__WORK TO DO__.
In the listing that follows, the range to quote begins at the line that has "What Apache ECharts" and ends after the line that has "var yTicks = [35, 40, 45, 50, 55, 60, 65];"; quote it verbatim and add nothing.
--------
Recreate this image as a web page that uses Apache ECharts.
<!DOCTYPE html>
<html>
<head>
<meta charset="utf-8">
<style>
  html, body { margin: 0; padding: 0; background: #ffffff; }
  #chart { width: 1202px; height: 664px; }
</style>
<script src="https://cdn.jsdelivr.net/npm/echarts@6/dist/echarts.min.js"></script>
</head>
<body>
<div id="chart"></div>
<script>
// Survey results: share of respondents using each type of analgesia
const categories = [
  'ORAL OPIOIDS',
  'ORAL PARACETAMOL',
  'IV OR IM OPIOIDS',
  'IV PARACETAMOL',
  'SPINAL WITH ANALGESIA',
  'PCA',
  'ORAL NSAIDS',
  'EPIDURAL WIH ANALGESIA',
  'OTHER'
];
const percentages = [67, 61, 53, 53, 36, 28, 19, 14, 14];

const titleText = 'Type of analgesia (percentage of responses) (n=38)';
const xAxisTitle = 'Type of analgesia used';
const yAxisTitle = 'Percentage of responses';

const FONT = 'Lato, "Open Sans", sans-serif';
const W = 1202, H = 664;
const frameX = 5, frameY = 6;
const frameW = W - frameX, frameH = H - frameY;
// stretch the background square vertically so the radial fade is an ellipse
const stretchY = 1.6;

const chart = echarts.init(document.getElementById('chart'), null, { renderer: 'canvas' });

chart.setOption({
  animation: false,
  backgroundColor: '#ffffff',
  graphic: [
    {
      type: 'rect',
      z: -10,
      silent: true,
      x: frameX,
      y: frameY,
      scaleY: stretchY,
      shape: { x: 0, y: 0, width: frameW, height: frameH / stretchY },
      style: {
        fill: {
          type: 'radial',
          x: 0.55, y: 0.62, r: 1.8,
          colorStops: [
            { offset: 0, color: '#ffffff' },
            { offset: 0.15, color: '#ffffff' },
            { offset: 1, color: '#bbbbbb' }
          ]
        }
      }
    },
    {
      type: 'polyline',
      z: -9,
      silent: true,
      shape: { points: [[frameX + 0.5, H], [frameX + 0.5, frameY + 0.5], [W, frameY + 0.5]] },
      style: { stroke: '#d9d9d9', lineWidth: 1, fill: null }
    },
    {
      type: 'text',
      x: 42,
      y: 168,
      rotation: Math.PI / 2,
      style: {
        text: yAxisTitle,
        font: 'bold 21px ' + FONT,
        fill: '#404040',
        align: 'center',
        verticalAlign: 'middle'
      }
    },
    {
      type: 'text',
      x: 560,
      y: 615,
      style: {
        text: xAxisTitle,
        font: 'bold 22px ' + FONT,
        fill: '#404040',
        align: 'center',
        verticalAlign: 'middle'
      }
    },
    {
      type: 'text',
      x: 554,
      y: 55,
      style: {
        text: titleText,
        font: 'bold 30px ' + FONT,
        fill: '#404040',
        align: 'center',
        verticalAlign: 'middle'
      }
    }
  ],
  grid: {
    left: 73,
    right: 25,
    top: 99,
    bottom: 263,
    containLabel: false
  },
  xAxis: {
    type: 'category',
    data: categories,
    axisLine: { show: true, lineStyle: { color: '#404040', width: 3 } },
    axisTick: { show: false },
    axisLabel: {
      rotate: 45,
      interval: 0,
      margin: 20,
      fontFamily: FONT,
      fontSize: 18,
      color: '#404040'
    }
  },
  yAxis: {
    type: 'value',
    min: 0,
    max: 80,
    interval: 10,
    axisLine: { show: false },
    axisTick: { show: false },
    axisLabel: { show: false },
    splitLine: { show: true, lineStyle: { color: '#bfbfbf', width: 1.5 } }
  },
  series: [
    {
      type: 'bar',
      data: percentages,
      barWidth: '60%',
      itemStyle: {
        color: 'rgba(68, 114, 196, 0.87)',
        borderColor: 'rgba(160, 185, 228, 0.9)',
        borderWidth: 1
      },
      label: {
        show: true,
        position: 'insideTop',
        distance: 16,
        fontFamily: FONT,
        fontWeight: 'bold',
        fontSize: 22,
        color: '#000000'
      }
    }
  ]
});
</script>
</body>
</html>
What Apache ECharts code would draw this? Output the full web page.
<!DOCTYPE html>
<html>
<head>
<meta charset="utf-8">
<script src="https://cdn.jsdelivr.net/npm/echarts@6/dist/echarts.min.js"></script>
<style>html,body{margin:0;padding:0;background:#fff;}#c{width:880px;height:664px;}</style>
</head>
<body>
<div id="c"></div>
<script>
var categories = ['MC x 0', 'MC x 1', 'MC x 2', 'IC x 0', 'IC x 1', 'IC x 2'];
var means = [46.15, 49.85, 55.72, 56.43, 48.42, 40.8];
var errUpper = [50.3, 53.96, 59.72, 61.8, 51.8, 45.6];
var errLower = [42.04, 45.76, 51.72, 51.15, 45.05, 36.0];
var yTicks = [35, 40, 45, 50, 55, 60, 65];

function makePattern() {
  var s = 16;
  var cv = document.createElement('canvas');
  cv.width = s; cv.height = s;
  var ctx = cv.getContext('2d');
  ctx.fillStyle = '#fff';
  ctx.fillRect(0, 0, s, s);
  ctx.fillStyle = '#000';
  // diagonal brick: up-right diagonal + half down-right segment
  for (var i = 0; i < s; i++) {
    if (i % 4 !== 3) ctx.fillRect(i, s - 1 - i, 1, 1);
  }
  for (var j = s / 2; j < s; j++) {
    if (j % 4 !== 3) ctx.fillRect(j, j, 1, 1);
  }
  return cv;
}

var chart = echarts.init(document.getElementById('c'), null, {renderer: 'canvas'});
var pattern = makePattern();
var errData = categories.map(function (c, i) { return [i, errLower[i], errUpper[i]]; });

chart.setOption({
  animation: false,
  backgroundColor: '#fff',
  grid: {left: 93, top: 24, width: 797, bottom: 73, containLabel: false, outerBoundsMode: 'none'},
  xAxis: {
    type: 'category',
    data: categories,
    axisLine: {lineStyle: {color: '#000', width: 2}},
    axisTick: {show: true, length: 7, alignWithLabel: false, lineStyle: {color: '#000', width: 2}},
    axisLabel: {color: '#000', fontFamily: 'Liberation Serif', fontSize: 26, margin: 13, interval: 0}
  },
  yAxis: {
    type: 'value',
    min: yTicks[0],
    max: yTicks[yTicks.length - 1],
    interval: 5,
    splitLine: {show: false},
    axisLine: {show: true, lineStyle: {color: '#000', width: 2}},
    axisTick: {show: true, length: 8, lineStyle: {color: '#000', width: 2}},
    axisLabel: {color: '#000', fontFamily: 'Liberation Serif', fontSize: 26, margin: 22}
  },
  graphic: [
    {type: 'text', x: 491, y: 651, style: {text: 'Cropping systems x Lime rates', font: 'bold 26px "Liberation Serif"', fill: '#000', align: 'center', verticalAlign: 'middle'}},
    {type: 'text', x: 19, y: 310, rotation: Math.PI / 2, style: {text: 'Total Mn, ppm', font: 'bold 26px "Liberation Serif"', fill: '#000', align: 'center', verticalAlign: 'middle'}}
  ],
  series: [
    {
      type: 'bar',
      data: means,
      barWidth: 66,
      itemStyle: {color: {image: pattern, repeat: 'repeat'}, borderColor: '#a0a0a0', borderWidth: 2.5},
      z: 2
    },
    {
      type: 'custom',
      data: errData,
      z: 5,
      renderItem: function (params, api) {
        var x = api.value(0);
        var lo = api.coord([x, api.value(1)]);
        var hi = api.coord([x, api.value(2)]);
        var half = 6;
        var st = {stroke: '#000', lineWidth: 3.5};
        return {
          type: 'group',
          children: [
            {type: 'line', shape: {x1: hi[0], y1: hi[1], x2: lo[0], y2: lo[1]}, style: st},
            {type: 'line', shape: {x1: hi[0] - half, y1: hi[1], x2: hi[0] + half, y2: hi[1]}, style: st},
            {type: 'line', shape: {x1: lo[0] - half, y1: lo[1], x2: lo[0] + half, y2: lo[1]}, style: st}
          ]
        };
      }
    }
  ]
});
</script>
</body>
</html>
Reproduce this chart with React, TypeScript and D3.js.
--------
__TASK ANSWER__.
What Apache ECharts code would draw this? Output the full web page.
<!DOCTYPE html>
<html>
<head>
<meta charset="utf-8">
<script src="https://cdn.jsdelivr.net/npm/echarts@6/dist/echarts.min.js"></script>
<style>html,body{margin:0;padding:0;background:#fff;}#c{width:880px;height:664px;}</style>
</head>
<body>
<div id="c"></div>
<script>
var categories = ['MC x 0', 'MC x 1', 'MC x 2', 'IC x 0', 'IC x 1', 'IC x 2'];
var means = [46.15, 49.85, 55.72, 56.43, 48.42, 40.8];
var errUpper = [50.3, 53.96, 59.72, 61.8, 51.8, 45.6];
var errLower = [42.04, 45.76, 51.72, 51.15, 45.05, 36.0];
var yTicks = [35, 40, 45, 50, 55, 60, 65];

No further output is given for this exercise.